In the image with the child laying on the mattress with the butterflies all around her, I wanted the viewer to feel as if they were looking down into this ‘surreal’ moment of a child sleeping and getting a glimpse into her dream – which is to fly, as most children dream of doing.
I added the texture of the roots holding the mattress down as the symbolism that we must let go of things or people that hold us back, break free of negativity in any form, in order to be able to let our dreams take flight.
In the session with the girl sitting in the chair, I wanted to capture the innocence and childlike features that are starting to mix with the young woman attributes that my daughter is becoming.
Time is so fleeting, I look at her sometimes and I can literally see the woman that she is becoming. Other times I am easily reminded of her young age when she needs tucked in at night or the look in her eyes when someone hurts her feelings.
The last image I am showing is a simple black and white that I added textures and overlays to give a “Wet Plate” effect.
Wet plate photography dates back to the 1800’s when photographers had to insert a new glass plate each time to take an image, then as soon as it was taken they would have to place it immediately into their darkroom tent while still ‘wet’, which would oftentimes create this ‘condensation’ effect around the edges of the photograph.
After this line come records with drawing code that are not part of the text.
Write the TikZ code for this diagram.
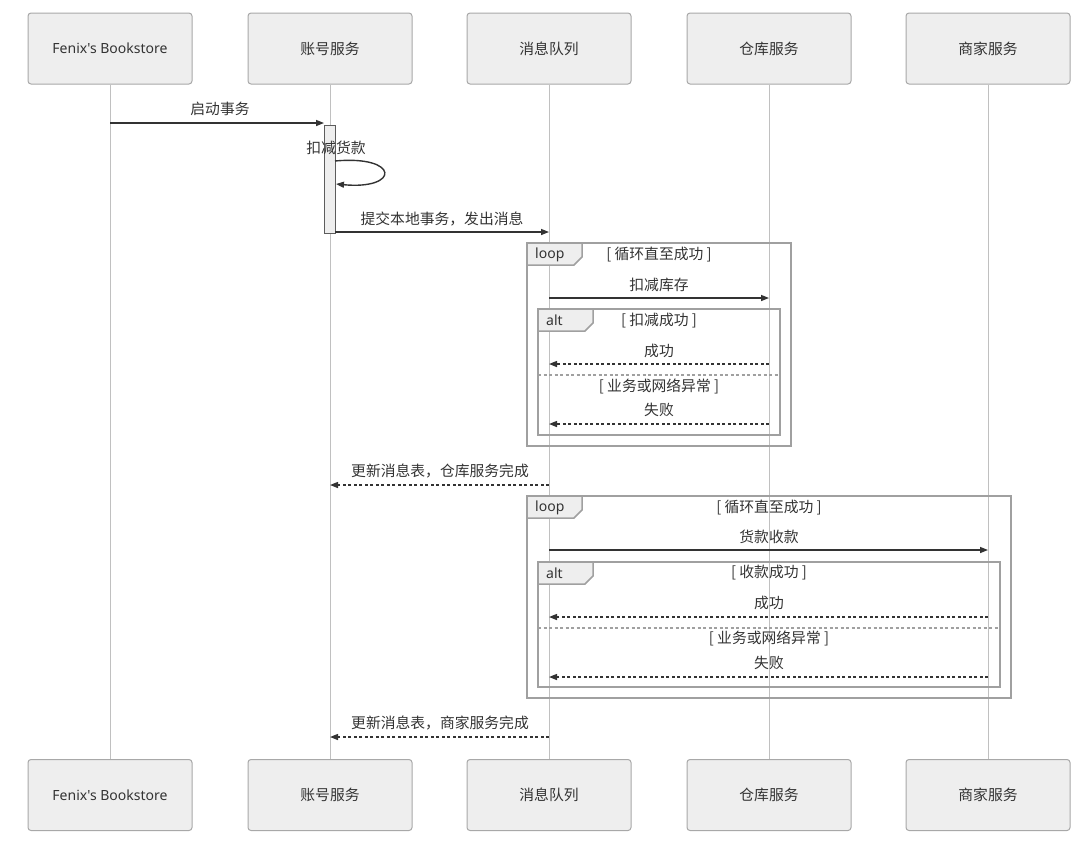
\documentclass[tikz,border=0pt]{standalone}
\usepackage{fontspec}
\setmainfont{Noto Sans CJK SC}
\newfontfamily\latinfont{Noto Sans}
\usetikzlibrary{arrows.meta}
\definecolor{boxfill}{HTML}{EEEEEE}
\definecolor{boxline}{HTML}{A8A8A8}
\definecolor{lifeline}{HTML}{C0C0C0}
\definecolor{msg}{HTML}{333333}
\definecolor{frame}{HTML}{A0A0A0}
\definecolor{txt}{HTML}{333333}
\tikzset{
  x=1pt, y=-1pt,
  every node/.style={font=\fontsize{14.8}{17}\selectfont, text=txt, inner sep=0pt},
  part/.style={draw=boxline, fill=boxfill, rounded corners=3pt, minimum width=164pt, minimum height=71pt, line width=1pt},
  life/.style={draw=lifeline, line width=1pt},
  tip/.style={-{Triangle[length=8pt,width=6pt]}},
  call/.style={tip, draw=msg, line width=1.4pt},
  reply/.style={tip, draw=msg, line width=1.4pt, dash pattern=on 3pt off 2.5pt},
  fr/.style={draw=frame, line width=2pt},
  tab/.style={draw=frame, fill=boxfill, line width=1.5pt},
  sep/.style={draw=frame, line width=1.5pt, dash pattern=on 3pt off 2.5pt},
  lbl/.style={anchor=base},
  lat/.style={font=\latinfont\fontsize{14}{16}\selectfont},
}
\begin{document}
\begin{tikzpicture}
\useasboundingbox (0,0) rectangle (1086,847);
% participants
\node[part,lat] (t1) at (110,48.5) {Fenix's Bookstore};
\node[part,lat] (b1) at (110,795) {Fenix's Bookstore};
\foreach \n/\x/\t in {2/330/账号服务,3/549/消息队列,4/769/仓库服务,5/988/商家服务}{
  \node[part] (t\n) at (\x,48.5) {\t};
  \node[part] (b\n) at (\x,795) {\t};
}
\foreach \n in {1,...,5}{
  \draw[life] (t\n.south) -- (b\n.north);
}
% activation
\node[draw=msg!80, fill=boxfill, line width=1pt, minimum width=11pt, minimum height=108pt, anchor=north] (act) at (329.5,125) {};
% message 1
\coordinate (m1a) at (110,123); \coordinate (m1b) at (324,123);
\draw[call] (m1a) -- (m1b);
\node[lbl] (l1) at (220,114) {启动事务};
% self message
\node[lbl] (l2) at (336,153) {扣减货款};
\coordinate (s1) at (335,161); \coordinate (s2) at (336,184);
\draw[call] (s1) .. controls (400,155) and (400,190) .. (s2);
% message 3
\coordinate (m3a) at (335,232); \coordinate (m3b) at (549,232);
\draw[call] (m3a) -- (m3b);
\node[lbl] (l3) at (442,224) {提交本地事务，发出消息};

% loop frame 1
\draw[fr] (527,243) rectangle (791,446);
\draw[tab] (527,243) -- (582,243) -- (582,257) -- (574,265) -- (527,265) -- cycle;
\node[anchor=west,lat] (lp1) at (535,254.5) {loop};
\node (c1) at (659,254.5) {[ 循环直至成功 ]};
\coordinate (m4a) at (549,298); \coordinate (m4b) at (769,298);
\draw[call] (m4a) -- (m4b);
\node[lbl] (l4) at (659,290) {扣减库存};
% alt frame 1
\draw[fr] (538,309) rectangle (780,435);
\draw[tab] (538,309) -- (593,309) -- (593,323) -- (585,331) -- (538,331) -- cycle;
\node[anchor=west,lat] (al1) at (546,320.5) {alt};
\node (c2) at (659,320.5) {[ 扣减成功 ]};
\coordinate (m5a) at (769,364); \coordinate (m5b) at (549,364);
\draw[reply] (m5a) -- (m5b);
\node[lbl] (l5) at (659,356) {成功};
\coordinate (sp1a) at (538,375); \coordinate (sp1b) at (780,375);
\draw[sep] (sp1a) -- (sp1b);
\node (c3) at (659,386) {[ 业务或网络异常 ]};
\coordinate (m6a) at (769,424); \coordinate (m6b) at (549,424);
\draw[reply] (m6a) -- (m6b);
\node[lbl] (l6) at (659,415) {失败};

% message 7
\coordinate (m7a) at (549,485); \coordinate (m7b) at (330,485);
\draw[reply] (m7a) -- (m7b);
\node[lbl] (l7) at (440,476) {更新消息表，仓库服务完成};

% loop frame 2
\draw[fr] (527,496) rectangle (1011,698);
\draw[tab] (527,496) -- (582,496) -- (582,510) -- (574,518) -- (527,518) -- cycle;
\node[anchor=west,lat] (lp2) at (535,507.5) {loop};
\node (c4) at (769,507.5) {[ 循环直至成功 ]};
\coordinate (m8a) at (549,550); \coordinate (m8b) at (988,550);
\draw[call] (m8a) -- (m8b);
\node[lbl] (l8) at (769,542) {货款收款};
% alt frame 2
\draw[fr] (538,562) rectangle (1000,687);
\draw[tab] (538,562) -- (593,562) -- (593,576) -- (585,584) -- (538,584) -- cycle;
\node[anchor=west,lat] (al2) at (546,573) {alt};
\node (c5) at (769,573) {[ 收款成功 ]};
\coordinate (m9a) at (988,617); \coordinate (m9b) at (549,617);
\draw[reply] (m9a) -- (m9b);
\node[lbl] (l9) at (769,608) {成功};
\coordinate (sp2a) at (538,628); \coordinate (sp2b) at (1000,628);
\draw[sep] (sp2a) -- (sp2b);
\node (c6) at (769,638) {[ 业务或网络异常 ]};
\coordinate (m10a) at (988,677); \coordinate (m10b) at (549,677);
\draw[reply] (m10a) -- (m10b);
\node[lbl] (l10) at (769,668) {失败};

% message 11
\coordinate (m11a) at (549,737); \coordinate (m11b) at (330,737);
\draw[reply] (m11a) -- (m11b);
\node[lbl] (l11) at (440,728) {更新消息表，商家服务完成};
\end{tikzpicture}
\end{document}
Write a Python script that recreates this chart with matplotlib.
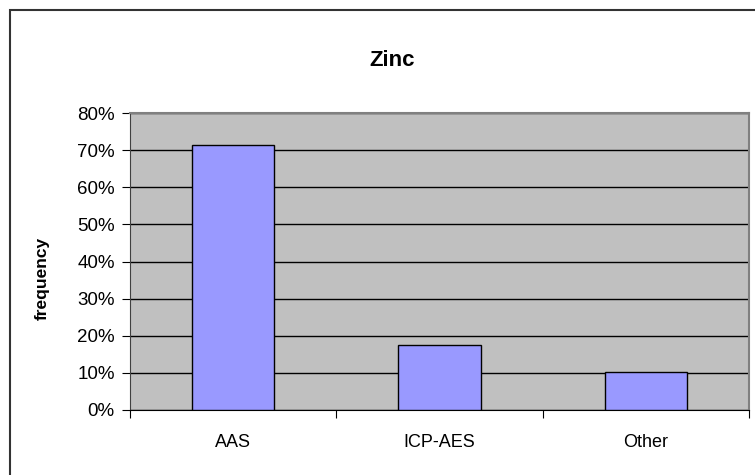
import matplotlib.pyplot as plt
from matplotlib.patches import Rectangle
from matplotlib.ticker import PercentFormatter

plt.rcParams['font.family'] = ['Liberation Sans', 'DejaVu Sans']

categories = ['AAS', 'ICP-AES', 'Other']
frequency = [71.4, 17.6, 10.3]
y_ticks = [0, 10, 20, 30, 40, 50, 60, 70, 80]

fig = plt.figure(figsize=(7.55, 4.75), dpi=100)
# outer chart border (runs off the right and bottom edges)
fig.patches.append(Rectangle((10 / 755, -0.05), 1.0, 1 - 10 / 475 + 0.05,
                             transform=fig.transFigure, fill=False,
                             edgecolor='#333333', linewidth=1.5))

ax = fig.add_axes([130 / 755, 1 - 410 / 475, 619 / 755, 297 / 475])
ax.set_facecolor('#C0C0C0')

x = range(len(categories))
ax.bar(x, frequency, width=0.4, color='#9999FF', edgecolor='black',
       linewidth=1, zorder=3)

ax.set_xlim(-0.5, len(categories) - 0.5)
ax.set_ylim(0, 80)
ax.set_yticks(y_ticks)
ax.yaxis.set_major_formatter(PercentFormatter(decimals=0))
ax.grid(axis='y', color='black', linewidth=1, zorder=0)
ax.set_axisbelow(True)

# category labels centred, tick marks between categories
ax.set_xticks([-0.5, 0.5, 1.5, 2.5])
ax.set_xticklabels([])
ax.set_xticks(list(x), minor=True)
ax.set_xticklabels(categories, minor=True)
ax.tick_params(axis='x', which='minor', length=0, pad=17, labelsize=13)
ax.tick_params(axis='x', which='major', length=6, direction='out')
ax.tick_params(axis='y', length=6, direction='out', labelsize=13.5, pad=5)

for side in ['top', 'right']:
    ax.spines[side].set_color('#808080')
    ax.spines[side].set_linewidth(1.5)
ax.spines['left'].set_color('#404040')
ax.spines['bottom'].set_color('black')

fig.text(42 / 755, 1 - 278 / 475, 'frequency', rotation=90, ha='center',
         va='center', fontsize=12.5, fontweight='bold')
fig.text(392 / 755, 1 - 60 / 475, 'Zinc', ha='center', va='center',
         fontsize=16, fontweight='bold')

fig.savefig('out.png', dpi=100)
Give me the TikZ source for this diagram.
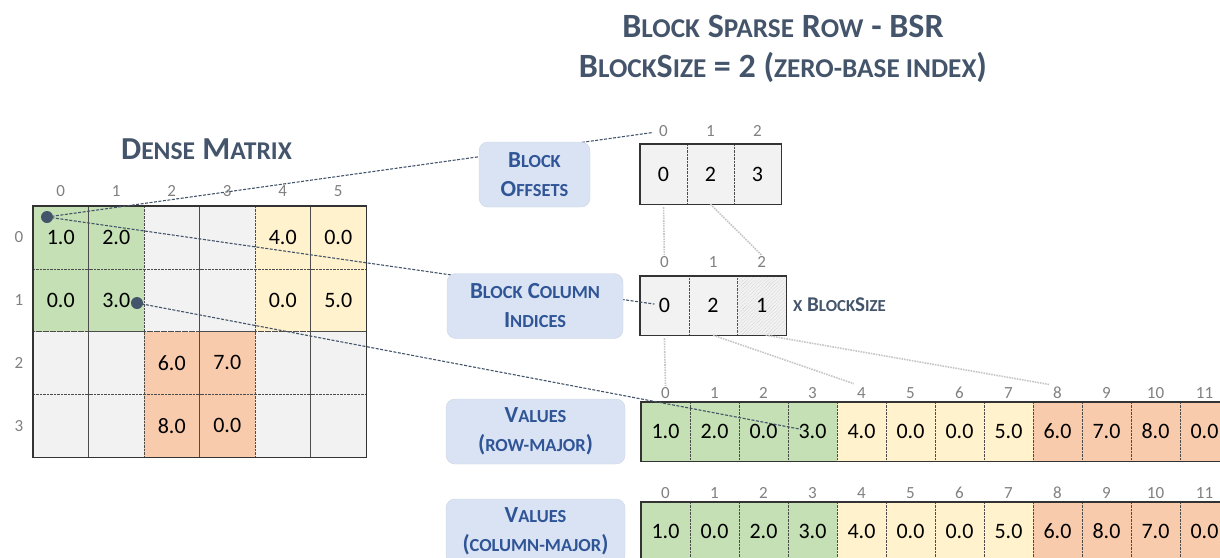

I hope this gives a bit of an insight into what I do at my child fine art sessions. Each photo is very different, and unique to my vision or the clients. They are carefully crafted and thought-out before I ever pick up the camera; from the inspiration, clothes, and even the post-processing, I know what I want the end result to look like.”
Tara’s Photography Tip:
When I first started doing fine art photography with my daughter it was a struggle – she would get bored posing, and didn’t understand why we were doing these weird things, etc.
But once I started to explain the end results of the image and that if she sat ‘this certain way’ I can then turn her into a mermaid (for instance) with my ‘magical program’, everything changed.
Now she begs me to do photo shoots with her and often times she comes up with some brilliant ideas for shoot on her own.
It all comes down to the fact that when working with children for fine art shoots, you have to make it fun! If you can do that, more often than not, they’re more than happy to cooperate for the duration of the shoot.
So I make sure to tell my daughter or my client that is posing for me the story that I want to tell with the shoot and how fun and magical it will look when it’s done.
A tip on editing: In my post-production I use Photoshop CS6 and in almost every fine art image that I create I add some kind of textured overlay.
Where do I find these textures?
I find my textures everywhere. Everywhere I go I am constantly looking at sidewalks, sides of buildings, the wood on floors, everything around me, and then I will take a day and go out and shoot these textures that I have scouted.
If you cannot find any textures or do not have a way to go out and shoot, you can find some amazing free ones online to play around with and get a feel for what they can do.
Also, remember when adding textures that there are many different types of layers you can make it.
I commonly use “Multiply, Soft Light, or Overlay” and then I play with the opacities and add sometimes up to 8 or so different textures! It all depends on the look you are going for in the image.
If you want to take your fine art image to the next level, I highly suggest you just start playing around with different textures at different opacities and layer modes.
And don’t be afraid to add more than one either – layer them up and get creative! On the image with the butterflies for example I believe I used somewhere around 15 textures!
I challenge you to add just one to your next image and see how different it can make the whole composition and feel of your photograph.
Tara used a Canon T4i with a Canon 50mm 1.8 lens to capture these images.